Dutch insurance company

ASR Nederland is a major Dutch insurance group based in Utrecht. The company was created in its current form in 2008 when the insurance business was split out of Fortis, after it was acquired by the Dutch government during the 2008 financial crisis. The Dutch government revived the old name that had been used prior to the acquisition by Fortis in 2000 for the newly structured company.

==History==
The original ASR insurance company was formed in 1997 after the merger of Stad Rotterdam Verzekeringen (which dates back to 1720) and ETI Amersfoortse insurance companies. The new name ASR was based on a combination of initials of Amersfoort and Stad Rotterdam.

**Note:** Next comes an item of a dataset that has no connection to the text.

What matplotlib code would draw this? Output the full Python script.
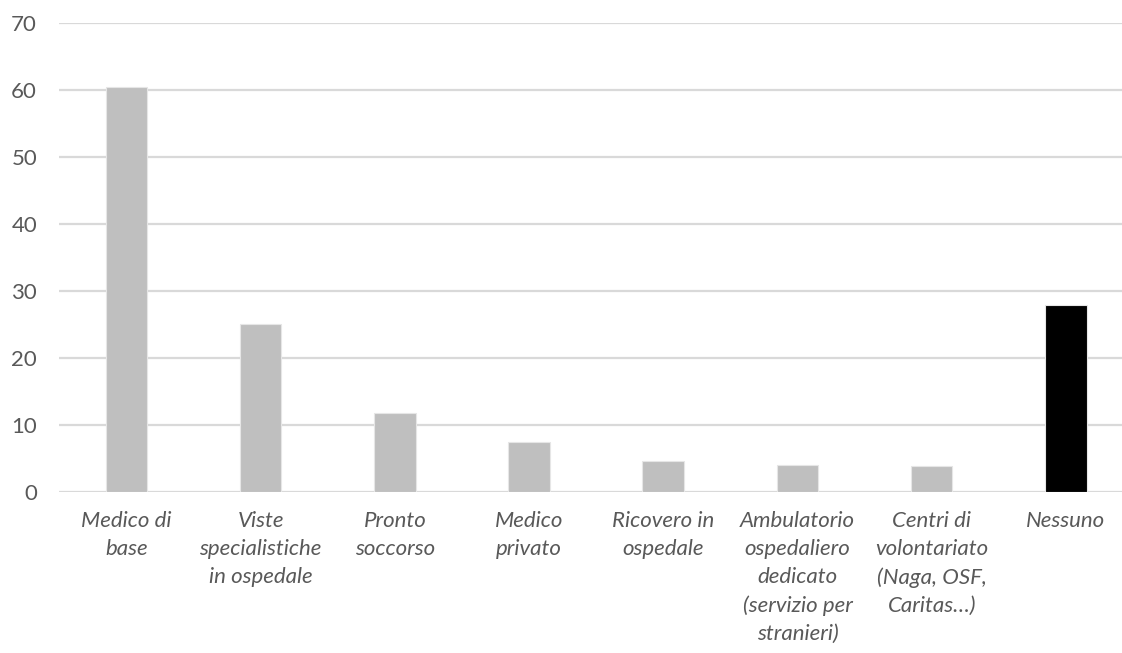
import matplotlib.pyplot as plt
import numpy as np

plt.rcParams['font.family'] = ['Lato', 'DejaVu Sans']

categorie = ["Medico di\nbase", "Viste\nspecialistiche\nin ospedale", "Pronto\nsoccorso",
             "Medico\nprivato", "Ricovero in\nospedale",
             "Ambulatorio\nospedaliero\ndedicato\n(servizio per\nstranieri)",
             "Centri di\nvolontariato\n(Naga, OSF,\nCaritas…)", "Nessuno"]
valori = [60.4, 25.1, 11.8, 7.4, 4.6, 4.0, 3.8, 27.9]
colori = ["#bfbfbf"] * 7 + ["#000000"]

fig = plt.figure(figsize=(11.22, 6.53), dpi=100)
ax = fig.add_axes([59.3 / 1122, 161.3 / 653, 1073.7 / 1122, 468.7 / 653])

x = np.arange(len(valori))
ax.bar(x, valori, width=0.31, color=colori, edgecolor="#e6e6e6", linewidth=0.8, zorder=3)

ax.set_xlim(-0.5, len(valori) - 0.5)
ax.set_ylim(0, 70)
ax.set_yticks(range(0, 71, 10))
ax.grid(axis="y", color="#d9d9d9", linewidth=1.6, zorder=0)
ax.set_axisbelow(True)
for s in ax.spines.values():
    s.set_visible(False)

ax.set_xticks(x)
ax.set_xticklabels(categorie, style="italic", fontsize=16, color="#595959", linespacing=1.5)
ax.tick_params(axis="x", length=0, pad=14)
ax.tick_params(axis="y", length=0, pad=16, labelsize=16, labelcolor="#595959")

fig.savefig("out.png", dpi=100)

In 2000, Fortis acquired ASR insurance and merged it with its other insurance business to form Fortis ASR. At that time the other insurances business included the insurers Amev, Ardanta and Falcon (which included Interlloyd en VSB-leven).

In 2008, the insurance component became government owned when the Dutch Government took control of Fortis to prevent the bank and insurer from failing during the 2008 financial crisis.

On November 21, 2008, the Dutch Finance Minister, Wouter Bos announced that they would spin off Fortis Insurance Nederland NV using the revived name of ASR Nederland NV.

Fortis Corporate Insurance was sold separately and did not form part of ASR Nederland. The Belgium insurance business of Fortis was not part of this process and that business was split by the Belgium government to create the insurance company Ageas.

In 2025 asr acquired the portfolio of Onderlinge van 1719, the oldest Dutch funeral insurance company.

==Operations==
ASR operates from four locations with a headquarters in Utrecht.